Ça ne m’avait jamais autant sauté aux yeux. Un peu comme quand on croise un ami perdu de vue depuis plusieurs années et qu’on lit le passage du temps sur son visage. On le scrute à la dérobée, à la recherche de toutes les histoires inscrites dans les sillons qui se dessinent au coin de ses yeux, ces histoires qu’on a manquées parce qu’on était trop empêtré dans les nôtres. On repère cette petite ride, là, pendue à son sourire, et on se demande combien de fois on a contribué à sa création. On réalise qu’il nous a manqué, mais que c’est la vie. Que ce n’est pas si grave après tout.
Il vieillit, mon Plateau.
Après être allée luncher avec mon amie Marie-Pier-que-je-ne-vois-VRAIMENT-pas-assez-souvent (et qui n’a pas une ride, elle!) et une visite chez mon éditeur, je suis passée encourager Wendy et Valérie, qui s’apprêtent à faire un demi-marathon pour soutenir la Société de leucémie et lymphome du Canada, le temps d’un mojitos chez Edgar.
C’est sur le chemin du retour, quelque part entre le Point G (oui, j’ai eu une petite rechute de macarons!;-) et St-Viateur bagel que je l’ai aperçu, acoudé à un parcomètre, en train de parler au téléphone. Grisonnant. Ventre rebondi. T-shirt peu seyant. Lunettes branchées. Cellulaire dernier cri.
Je l’imaginais très bien avoir été le spécimen-type du Plateau… il y a quinze ou vingt ans. Aujourd’hui, il me faisait plutôt fait penser à ces quarantenaires qui s’acharnent à draguer des minettes de vingt ans.
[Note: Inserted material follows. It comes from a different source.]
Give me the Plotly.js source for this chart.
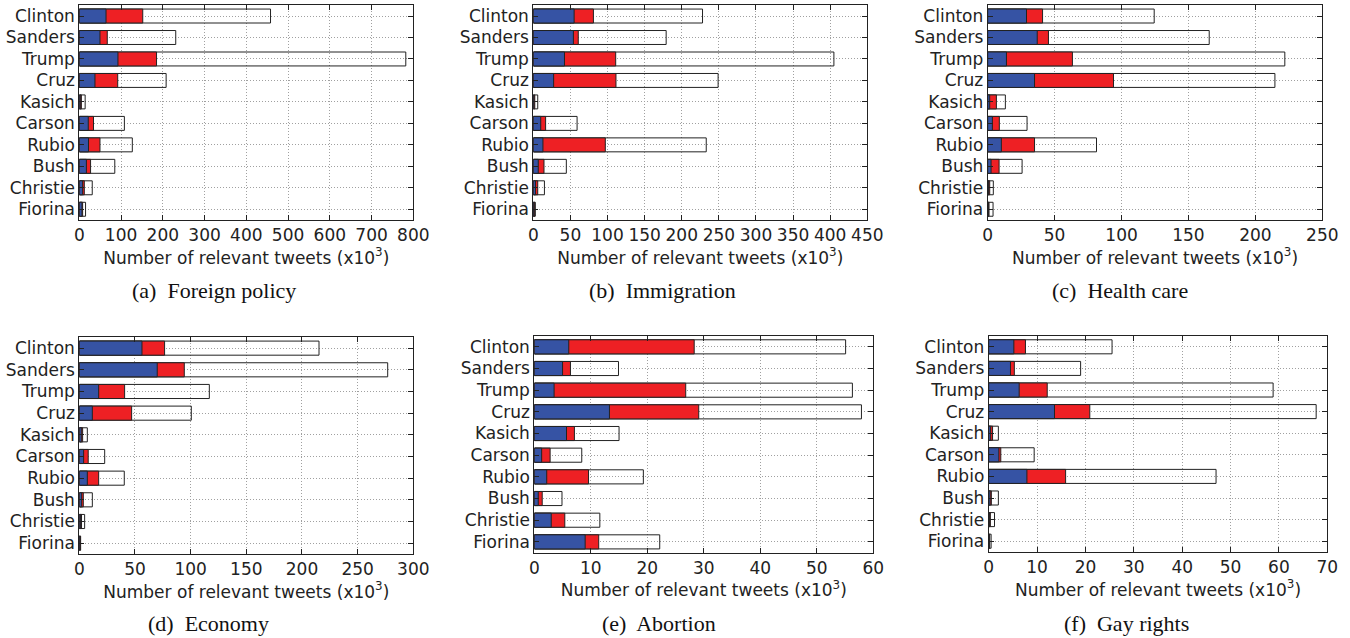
<!DOCTYPE html>
<html>
<head>
<meta charset="utf-8">
<script src="https://cdn.plot.ly/plotly-3.0.1.min.js"></script>
<style>html,body{margin:0;padding:0;background:#fff;}#chart{width:1350px;height:638px;}</style>
</head>
<body>
<div id="chart"></div>
<script>
// Candidates (top to bottom)
const candidates = ["Clinton","Sanders","Trump","Cruz","Kasich","Carson","Rubio","Bush","Christie","Fiorina"];

// Each topic: end of blue segment, end of red segment, total bar length (x10^3 tweets)
const foreignBlue  = [64, 49.5, 92.6, 37.5, 2.5, 21.5, 22, 17, 8, 6.4];
const foreignRed   = [152, 67, 185, 92, 5, 34, 49.5, 27, 12, 8];
const foreignTotal = [458, 231, 782, 208, 14, 108, 127, 85, 31, 15];

const immigBlue  = [55, 54, 42, 27.4, 1, 10, 13, 6.7, 3, 1];
const immigRed   = [81, 60.6, 111, 111.4, 2, 16.6, 97, 14.4, 6, 2];
const immigTotal = [228, 179, 405, 249, 6, 59, 233, 44.5, 15, 2.7];

const healthBlue  = [29, 37, 14, 35, 1.5, 3.5, 10.2, 2.5, 0.7, 0.5];
const healthRed   = [41, 45.4, 63.3, 94, 6.5, 8.7, 35, 8.5, 1.5, 1];
const healthTotal = [124.4, 165.5, 222, 214.6, 13.2, 29.4, 81.3, 25.7, 4.2, 4];

const econBlue  = [56.3, 70, 17.4, 11.7, 1.8, 3.9, 7.2, 2.1, 1.2, 0.6];
const econRed   = [76.6, 94.3, 40.7, 47, 3, 8, 17.4, 3.6, 2, 0.9];
const econTotal = [215.3, 277, 116.8, 100.6, 7.2, 22.8, 40.4, 11.7, 4.8, 1.2];

const abortBlue  = [6.1, 5.0, 3.5, 13.3, 5.7, 1.3, 2.2, 0.7, 3.0, 9.0];
const abortRed   = [28.3, 6.4, 26.8, 29.1, 7.1, 2.8, 9.6, 1.4, 5.4, 11.4];
const abortTotal = [55.1, 14.9, 56.3, 57.9, 15, 8.4, 19.3, 4.9, 11.6, 22.2];

const gayBlue  = [5.2, 4.5, 6.3, 13.6, 0.4, 2.1, 7.9, 0.3, 0.15, 0.1];
const gayRed   = [7.6, 5.3, 12.1, 20.9, 0.8, 2.5, 15.9, 0.55, 0.35, 0.2];
const gayTotal = [25.5, 19.0, 58.8, 67.7, 2.0, 9.4, 47, 2.0, 1.2, 0.5];

const captions = ["(a)  Foreign policy","(b)  Immigration","(c)  Health care","(d)  Economy","(e)  Abortion","(f)  Gay rights"];
const xMax = [800, 450, 250, 300, 60, 70];
const xDtick = [100, 50, 50, 50, 10, 10];

const panels = [
  [foreignBlue, foreignRed, foreignTotal],
  [immigBlue, immigRed, immigTotal],
  [healthBlue, healthRed, healthTotal],
  [econBlue, econRed, econTotal],
  [abortBlue, abortRed, abortTotal],
  [gayBlue, gayRed, gayTotal]
];

// layout geometry in pixels
const W = 1350, H = 638;
const boxes = [
  [79.3, 413.3, 5.3, 220],
  [533.3, 867.3, 5.3, 220],
  [987.7, 1322.3, 5.3, 220],
  [79.3, 413.3, 337.3, 554],
  [534.3, 873.3, 336, 552.7],
  [988.7, 1327.3, 336, 552]
];
const capX = [214, 662, 1120, 208, 659, 1126];
const capY = [290, 290, 290, 623, 623, 623];

const BLUE = "#3653a4", RED = "#ee2024", EDGE = "#222222";
const tickFont = {family: "DejaVu Sans", size: 17, color: "#222"};
const GRID = "#a0a0a0";

const data = [];
const layout = {
  width: W, height: H,
  margin: {l: 0, r: 0, t: 0, b: 0},
  paper_bgcolor: "#fff", plot_bgcolor: "#fff",
  barmode: "overlay",
  showlegend: false,
  annotations: []
};

panels.forEach((p, i) => {
  const n = i + 1;
  const xa = "x" + (n === 1 ? "" : n), ya = "y" + (n === 1 ? "" : n);
  const [blue, red, total] = p;
  const common = {type: "bar", orientation: "h", y: candidates, xaxis: xa, yaxis: ya, width: 0.65, hoverinfo: "x+y"};
  data.push(Object.assign({}, common, {x: total, marker: {color: "rgba(255,255,255,0)", line: {color: EDGE, width: 1}}}));
  data.push(Object.assign({}, common, {x: red, marker: {color: RED, line: {color: EDGE, width: 1}}}));
  data.push(Object.assign({}, common, {x: blue, marker: {color: BLUE, line: {color: EDGE, width: 1}}}));

  const b = boxes[i];
  const xKey = "xaxis" + (n === 1 ? "" : n), yKey = "yaxis" + (n === 1 ? "" : n);
  layout[xKey] = {
    domain: [b[0] / W, b[1] / W],
    anchor: ya,
    range: [0, xMax[i]],
    dtick: xDtick[i], tick0: 0,
    ticks: "inside", ticklen: 5, tickcolor: EDGE,
    showline: true, linecolor: EDGE, linewidth: 1, mirror: "allticks",
    showgrid: true, gridcolor: GRID, griddash: "1px,2px", gridwidth: 1,
    zeroline: false,
    tickfont: tickFont,
    title: {text: "Number of relevant tweets (x10<sup>3</sup>)", font: {family: "DejaVu Sans", size: 17, color: "#222"}, standoff: 0},
    fixedrange: true
  };
  layout[yKey] = {
    domain: [1 - b[3] / H, 1 - b[2] / H],
    anchor: xa,
    type: "category",
    categoryorder: "array", categoryarray: candidates,
    range: [9.5, -0.5],
    ticks: "inside", ticklen: 5, tickcolor: EDGE,
    showline: true, linecolor: EDGE, linewidth: 1, mirror: "allticks",
    showgrid: true, gridcolor: GRID, griddash: "1px,2px", gridwidth: 1,
    zeroline: false,
    tickfont: tickFont,
    ticklabelstandoff: 0,
    fixedrange: true
  };
  layout.annotations.push({
    text: captions[i], xref: "paper", yref: "paper",
    x: capX[i] / W, y: 1 - capY[i] / H, xanchor: "center", yanchor: "middle",
    showarrow: false, font: {family: "Liberation Serif", size: 22, color: "#111"}
  });
});

Plotly.newPlot("chart", data, layout, {displayModeBar: false, staticPlot: true});
</script>
</body>
</html>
À la fois pathétique et admirable. Inspirant une sorte de pitié tout en suscitant une espèce d’envie de s’autoriser à faire de même.
Je me suis soudainement vue grisonnante, avec quelques livres en trop, fagotée comme un saucisson, accoudée à ce parco de l’avenue Mont-Royal. Je me suis entendue râler contre ces jeunes envahisseurs qui ont pris d’assaut mon quartier, contre la branchitude qui l’a défiguré, contre le pseudo qui a pris le pas sur le melting pot un peu brouillon qui m’a tant séduite à l’époque où j’ai choisi de m’y installer.
Et, pour la première fois, je me suis dit que je l’avais quitté au bon moment.
Qu’il me manque, mais que c’est la vie.
Que ce n’est pas si grave après tout.
Aucun commentaire
Jolie mise en situation.
J’ai eu le même constat en y retournant il y a peu. Maintenant je n’y suis qu’une créature en transit (travaillant sur St-Laurent, pas loin de l’Avenue Mont-Royal) qui quitte les lieux une fois le travail terminé…
J’y suis retourné ce printemps après trois ans sans y avoir mis les pieds. J’ai eu le plaisir de reconnaître des vitrines de l’époque et d’en découvrir des nouvelles bien sûr. J’avais un étrange sentiment de cotoyer le passé et le présent en même temps. Il n’est peut-être plus aussi fascinant qu’il y a 15 ans et il y a, heureusement, d’autres secteurs de la ville qui se sont beaucoup améliorés. J’aimerais bien savoir si le plateau est aussi ”unique” pour les gens dans la vingtaine qu’il l’était pour moi à l’époque, c’est-à-dire les années 90.